§ **DATA SHOWN**:
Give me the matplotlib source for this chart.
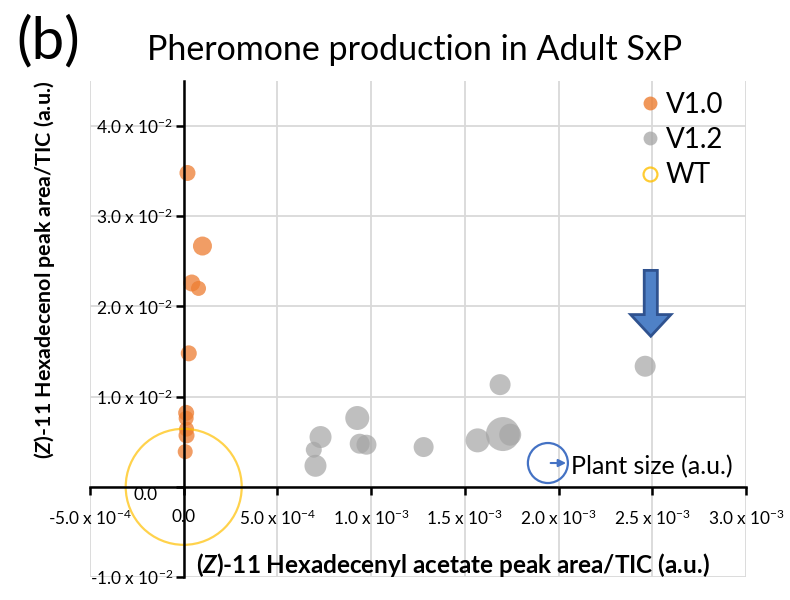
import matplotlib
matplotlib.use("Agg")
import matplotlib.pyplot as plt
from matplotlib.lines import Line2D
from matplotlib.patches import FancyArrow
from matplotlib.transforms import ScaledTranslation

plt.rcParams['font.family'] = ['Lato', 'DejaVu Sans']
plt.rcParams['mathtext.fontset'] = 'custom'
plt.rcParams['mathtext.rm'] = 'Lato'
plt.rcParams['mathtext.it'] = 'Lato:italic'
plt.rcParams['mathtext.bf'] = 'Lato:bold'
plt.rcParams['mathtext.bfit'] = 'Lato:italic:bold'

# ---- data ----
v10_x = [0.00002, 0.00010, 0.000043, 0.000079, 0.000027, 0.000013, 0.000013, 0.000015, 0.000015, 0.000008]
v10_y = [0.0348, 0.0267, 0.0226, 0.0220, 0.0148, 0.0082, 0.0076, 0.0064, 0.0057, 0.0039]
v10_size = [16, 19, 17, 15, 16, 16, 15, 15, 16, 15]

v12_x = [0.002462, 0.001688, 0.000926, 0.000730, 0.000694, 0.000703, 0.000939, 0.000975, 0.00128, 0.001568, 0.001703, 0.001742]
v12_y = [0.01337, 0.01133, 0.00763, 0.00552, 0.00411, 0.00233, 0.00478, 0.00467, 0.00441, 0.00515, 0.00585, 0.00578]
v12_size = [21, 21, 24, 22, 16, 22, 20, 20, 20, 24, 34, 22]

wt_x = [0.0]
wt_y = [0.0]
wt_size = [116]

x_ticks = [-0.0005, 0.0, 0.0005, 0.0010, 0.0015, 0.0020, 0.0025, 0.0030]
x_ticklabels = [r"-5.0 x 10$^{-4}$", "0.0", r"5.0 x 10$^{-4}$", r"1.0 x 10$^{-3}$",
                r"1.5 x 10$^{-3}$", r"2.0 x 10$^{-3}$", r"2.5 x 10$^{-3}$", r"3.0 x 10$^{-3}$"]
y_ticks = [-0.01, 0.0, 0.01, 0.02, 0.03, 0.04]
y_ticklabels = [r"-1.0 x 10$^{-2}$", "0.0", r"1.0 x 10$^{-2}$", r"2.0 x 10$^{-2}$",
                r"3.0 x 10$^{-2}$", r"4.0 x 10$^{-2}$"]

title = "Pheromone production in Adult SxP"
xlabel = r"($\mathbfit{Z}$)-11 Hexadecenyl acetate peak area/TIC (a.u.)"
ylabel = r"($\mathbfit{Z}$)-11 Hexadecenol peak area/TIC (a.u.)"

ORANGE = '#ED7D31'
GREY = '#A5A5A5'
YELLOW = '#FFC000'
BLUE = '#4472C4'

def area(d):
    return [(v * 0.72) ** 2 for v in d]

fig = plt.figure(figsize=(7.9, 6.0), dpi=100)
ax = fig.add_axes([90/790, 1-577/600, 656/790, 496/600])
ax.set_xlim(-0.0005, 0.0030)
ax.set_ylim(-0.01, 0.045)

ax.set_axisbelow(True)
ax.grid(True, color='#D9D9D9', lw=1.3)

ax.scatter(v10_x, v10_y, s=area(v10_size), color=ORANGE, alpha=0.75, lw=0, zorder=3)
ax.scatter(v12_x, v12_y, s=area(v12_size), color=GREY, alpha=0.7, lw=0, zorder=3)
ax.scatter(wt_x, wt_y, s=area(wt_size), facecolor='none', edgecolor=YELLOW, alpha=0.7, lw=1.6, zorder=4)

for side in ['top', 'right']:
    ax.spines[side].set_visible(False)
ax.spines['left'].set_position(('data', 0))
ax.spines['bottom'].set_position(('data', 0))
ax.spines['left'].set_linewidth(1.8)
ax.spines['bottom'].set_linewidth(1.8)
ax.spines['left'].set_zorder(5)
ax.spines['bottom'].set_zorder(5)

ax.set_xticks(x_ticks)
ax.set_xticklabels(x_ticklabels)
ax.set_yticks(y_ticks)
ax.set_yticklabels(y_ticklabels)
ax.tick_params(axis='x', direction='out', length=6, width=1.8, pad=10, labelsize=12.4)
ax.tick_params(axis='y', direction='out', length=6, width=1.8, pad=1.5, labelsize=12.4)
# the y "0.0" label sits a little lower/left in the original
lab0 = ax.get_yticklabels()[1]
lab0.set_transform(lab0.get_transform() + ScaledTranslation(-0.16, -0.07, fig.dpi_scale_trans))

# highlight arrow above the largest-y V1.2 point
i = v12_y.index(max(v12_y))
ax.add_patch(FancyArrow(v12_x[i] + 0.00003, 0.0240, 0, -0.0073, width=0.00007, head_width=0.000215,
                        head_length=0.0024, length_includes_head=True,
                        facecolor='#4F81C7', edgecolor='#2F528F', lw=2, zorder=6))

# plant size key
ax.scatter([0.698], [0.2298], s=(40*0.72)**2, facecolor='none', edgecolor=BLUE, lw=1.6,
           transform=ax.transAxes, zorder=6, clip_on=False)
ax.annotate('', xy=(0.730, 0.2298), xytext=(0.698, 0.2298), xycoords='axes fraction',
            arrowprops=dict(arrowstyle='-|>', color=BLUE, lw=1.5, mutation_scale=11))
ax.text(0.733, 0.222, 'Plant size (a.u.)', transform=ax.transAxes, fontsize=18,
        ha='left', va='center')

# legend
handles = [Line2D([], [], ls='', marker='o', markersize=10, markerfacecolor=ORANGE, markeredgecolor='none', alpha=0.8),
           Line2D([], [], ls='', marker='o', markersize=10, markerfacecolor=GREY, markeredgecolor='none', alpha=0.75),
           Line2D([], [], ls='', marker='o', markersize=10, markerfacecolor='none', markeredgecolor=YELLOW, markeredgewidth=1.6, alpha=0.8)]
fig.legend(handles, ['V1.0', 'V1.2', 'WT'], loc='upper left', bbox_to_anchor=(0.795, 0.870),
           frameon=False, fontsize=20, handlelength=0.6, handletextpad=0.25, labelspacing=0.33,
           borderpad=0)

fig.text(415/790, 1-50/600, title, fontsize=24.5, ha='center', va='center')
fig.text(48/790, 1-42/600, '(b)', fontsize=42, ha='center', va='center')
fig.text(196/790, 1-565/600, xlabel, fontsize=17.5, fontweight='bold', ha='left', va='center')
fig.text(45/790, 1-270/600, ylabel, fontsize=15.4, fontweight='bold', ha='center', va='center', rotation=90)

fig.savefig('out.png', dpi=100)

§ **WRITTEN EXERCISE**: From the material above, gather all lines that include the string "matplotlib" and copy them.

§ **SOLUTION TO THE PROBLEM**:
Give me the matplotlib source for this chart.
import matplotlib
matplotlib.use("Agg")
import matplotlib.pyplot as plt
from matplotlib.lines import Line2D
from matplotlib.patches import FancyArrow
from matplotlib.transforms import ScaledTranslation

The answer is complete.